# 2009 Tru-Tungsten Tru-Life 4” Swimbaits



## Waterwings (Nov 21, 2008)

For the swim-bait fans, 2009 bring a new 4" one from Tru-Tungsten:


https://www.tru-tungsten.com/new-products-for-2009.html


According to the article, they're available now


----------



## Jim (Nov 21, 2008)

$20 and sold out at tacklewarehouse. :shock:


----------



## Waterwings (Nov 21, 2008)

Jim said:


> $20 and sold out at tacklewarehouse. :shock:



I don't see me casting a $20 lure. :shock:


----------



## russ010 (Nov 22, 2008)

I just bought a SPRO BBZ-1 4" today.. I'm going to try it out tomorrow and see how it does. The guy at the tackle store recommended it over the Tru-Tungsten.. still charged me $26 for it, but dang if it don't look sweet even out of the water!


----------



## ilinimud (Nov 22, 2008)

I bought my first soft swimbait the other day from TackleWarehouse for around 5 bucks. Its a 4" MegaBait Charlie suspening. It looks like KVD's sexy shad. I think the new color is called beauty shad from them.
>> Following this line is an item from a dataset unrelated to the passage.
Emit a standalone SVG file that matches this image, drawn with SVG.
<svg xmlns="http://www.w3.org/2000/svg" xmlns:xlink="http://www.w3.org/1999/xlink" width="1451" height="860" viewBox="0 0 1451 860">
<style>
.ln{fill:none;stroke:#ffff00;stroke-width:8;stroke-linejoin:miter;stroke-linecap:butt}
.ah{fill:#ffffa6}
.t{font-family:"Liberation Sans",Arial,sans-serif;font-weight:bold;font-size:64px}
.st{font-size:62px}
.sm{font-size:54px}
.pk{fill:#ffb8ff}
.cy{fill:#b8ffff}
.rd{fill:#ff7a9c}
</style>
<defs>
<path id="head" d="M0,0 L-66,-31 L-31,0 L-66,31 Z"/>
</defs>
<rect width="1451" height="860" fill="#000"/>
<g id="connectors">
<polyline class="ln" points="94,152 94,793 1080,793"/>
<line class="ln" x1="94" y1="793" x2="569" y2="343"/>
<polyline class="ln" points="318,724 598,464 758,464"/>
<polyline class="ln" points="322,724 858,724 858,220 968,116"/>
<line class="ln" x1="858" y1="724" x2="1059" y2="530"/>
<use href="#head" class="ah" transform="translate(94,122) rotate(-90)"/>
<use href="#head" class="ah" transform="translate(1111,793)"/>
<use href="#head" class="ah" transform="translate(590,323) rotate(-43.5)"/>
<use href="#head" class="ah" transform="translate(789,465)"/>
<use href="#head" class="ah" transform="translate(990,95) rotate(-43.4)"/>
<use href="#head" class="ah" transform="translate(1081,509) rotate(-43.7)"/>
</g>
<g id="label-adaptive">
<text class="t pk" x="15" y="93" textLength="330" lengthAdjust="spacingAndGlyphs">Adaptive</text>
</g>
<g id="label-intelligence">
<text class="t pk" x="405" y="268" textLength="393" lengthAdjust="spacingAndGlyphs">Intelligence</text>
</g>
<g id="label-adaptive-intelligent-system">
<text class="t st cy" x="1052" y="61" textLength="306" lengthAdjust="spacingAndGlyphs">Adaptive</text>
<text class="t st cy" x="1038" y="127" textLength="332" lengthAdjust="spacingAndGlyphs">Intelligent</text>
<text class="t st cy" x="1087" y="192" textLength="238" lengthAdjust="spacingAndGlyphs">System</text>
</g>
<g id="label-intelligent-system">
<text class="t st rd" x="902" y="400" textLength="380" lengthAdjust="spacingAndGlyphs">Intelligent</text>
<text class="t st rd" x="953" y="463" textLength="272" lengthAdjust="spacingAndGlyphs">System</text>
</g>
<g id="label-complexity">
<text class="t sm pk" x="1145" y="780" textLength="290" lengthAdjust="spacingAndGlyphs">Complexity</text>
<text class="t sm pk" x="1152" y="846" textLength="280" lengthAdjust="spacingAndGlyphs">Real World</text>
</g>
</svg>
It looks GREAT in the water, but it is toooo cold for fish to attack it now. Hopefully i have some luck with it. It casts like a brick.


----------



## shamoo (Nov 22, 2008)

Mr. Russ, heard alot of good things about the spro, good choice my friend.


----------



## redbug (Nov 22, 2008)

ilinimud said:


> I bought my first soft swimbait the other day from TackleWarehouse for around 5 bucks. Its a 4" MegaBait Charlie suspening. It looks like KVD's sexy shad. I think the new color is called beauty shad from them.
> 
> It looks GREAT in the water, but it is toooo cold for fish to attack it now. Hopefully i have some luck with it. It casts like a brick.



I was catching bass on swimbaits last winter just fish them slow.....
I think this bait will be great for anyone who throws a trap
What part of s. ill are you in?
Ihave 2 cabins 10 miles off of I57 and rt148

Wayne


----------



## ilinimud (Nov 23, 2008)

I live on the IL IN border, right off of I-64. Its more like South Eastern IL.
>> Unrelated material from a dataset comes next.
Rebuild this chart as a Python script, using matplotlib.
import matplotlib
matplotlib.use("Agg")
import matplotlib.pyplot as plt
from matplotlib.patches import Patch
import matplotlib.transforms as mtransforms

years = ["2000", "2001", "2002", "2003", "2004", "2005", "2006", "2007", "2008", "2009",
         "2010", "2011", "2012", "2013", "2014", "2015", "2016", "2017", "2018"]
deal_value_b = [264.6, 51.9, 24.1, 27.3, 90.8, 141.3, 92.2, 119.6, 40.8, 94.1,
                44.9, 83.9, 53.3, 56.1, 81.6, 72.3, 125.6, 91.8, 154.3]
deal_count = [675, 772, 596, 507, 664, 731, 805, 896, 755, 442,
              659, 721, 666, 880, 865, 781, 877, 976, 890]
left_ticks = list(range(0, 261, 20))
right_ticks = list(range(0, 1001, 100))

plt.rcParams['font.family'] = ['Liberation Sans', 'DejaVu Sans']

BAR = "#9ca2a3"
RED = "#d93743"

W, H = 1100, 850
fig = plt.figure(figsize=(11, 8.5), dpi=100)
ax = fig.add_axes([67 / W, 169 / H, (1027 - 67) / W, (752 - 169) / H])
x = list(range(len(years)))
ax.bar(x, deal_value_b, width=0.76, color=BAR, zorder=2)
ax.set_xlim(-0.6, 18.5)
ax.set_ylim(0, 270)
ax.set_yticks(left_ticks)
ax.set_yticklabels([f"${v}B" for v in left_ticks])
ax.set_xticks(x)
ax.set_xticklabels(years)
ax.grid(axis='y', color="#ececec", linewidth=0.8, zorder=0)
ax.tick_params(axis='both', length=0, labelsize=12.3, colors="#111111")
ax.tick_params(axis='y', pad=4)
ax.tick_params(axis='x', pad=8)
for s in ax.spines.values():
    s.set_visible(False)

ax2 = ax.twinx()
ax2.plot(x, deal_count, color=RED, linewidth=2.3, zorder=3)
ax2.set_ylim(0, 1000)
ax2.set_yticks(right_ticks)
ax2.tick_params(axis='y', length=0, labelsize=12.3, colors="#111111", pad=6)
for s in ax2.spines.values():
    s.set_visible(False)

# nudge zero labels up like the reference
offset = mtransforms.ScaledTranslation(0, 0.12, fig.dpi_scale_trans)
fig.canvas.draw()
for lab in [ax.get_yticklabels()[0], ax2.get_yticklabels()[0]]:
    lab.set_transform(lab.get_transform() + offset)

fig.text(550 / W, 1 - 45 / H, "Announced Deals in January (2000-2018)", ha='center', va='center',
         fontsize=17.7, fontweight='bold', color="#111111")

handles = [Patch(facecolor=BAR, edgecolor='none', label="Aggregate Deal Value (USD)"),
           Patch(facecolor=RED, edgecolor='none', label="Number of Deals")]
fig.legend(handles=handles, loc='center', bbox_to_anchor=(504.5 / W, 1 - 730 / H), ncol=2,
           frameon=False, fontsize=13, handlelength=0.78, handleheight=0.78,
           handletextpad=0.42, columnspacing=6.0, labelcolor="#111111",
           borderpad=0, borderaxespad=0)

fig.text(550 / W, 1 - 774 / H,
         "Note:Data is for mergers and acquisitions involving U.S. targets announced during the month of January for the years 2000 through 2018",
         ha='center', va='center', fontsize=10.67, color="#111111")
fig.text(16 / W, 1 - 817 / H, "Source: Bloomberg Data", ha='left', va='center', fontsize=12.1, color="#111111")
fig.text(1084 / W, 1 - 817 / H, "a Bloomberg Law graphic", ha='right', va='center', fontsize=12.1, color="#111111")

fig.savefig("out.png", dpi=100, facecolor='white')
Are your cabins in the Mt. Vernon IL area? Thats close to I-57.


----------



## redbug (Nov 23, 2008)

ilinimud said:


> I live on the IL IN border, right off of I-64. Its more like South Eastern IL.
> 
> Are your cabins in the Mt. Vernon IL area? That's close to I-57.


at my one cabin the back of our property joins up with devils kitchen I have 4 ponds on that property the biggest is 43acres... the other is about 10 miles from there and is closer to lake of egypt...


----------



## russ010 (Nov 23, 2008)

shamoo said:


> Mr. Russ, heard alot of good things about the spro, good choice my friend.



I got the new one that just came out - threadfin shad... Let me tell you how smart I am.. There was about a 1" long piece of string hanging from the top fin, I thought it was something used to wrap the fin to the body and was just left hanging so I cut it off. Then I come inside to look on Youtube to see how guys are fishing it. First one I look at the guy says it's so realistic that it's even got a piece of thread hanging off the top fin to mimic the real thing... ](*,) - Yes, I am a majorous dumas

Either way, I fished it for a little bit (slow sinking - 1ft per 4sec) I wish I had gotten the fast sinking version (1ft per sec). I used it with 15lb fluoro on a medium action rod... Think I'm going to step up to a MH rod, but keep the 15# line. The action is unbelievable, I was able to see a few fish following it back to the boat, but no takers


----------



## ilinimud (Nov 24, 2008)

redbug said:


> ilinimud said:
> 
> 
> > I live on the IL IN border, right off of I-64. Its more like South Eastern IL.
> ...



Thats shockingly close to me. I dont know why but as soon as you said that i assumed you had cabins near Carbondale. I have never fished Lake of Egypt, or Devils Kitchen, but i hear they are awesome. Lake Of Egypt is a powerplant lake so the water should be nice and warm in some spots. Small world huh....

I work with a lady that owns property on Lake of Egypt at Eagle Point Bay. 43 acres is a nice size personal pond! When can i fish it?! LOL

Sorry, not trying to hijack the thread.


----------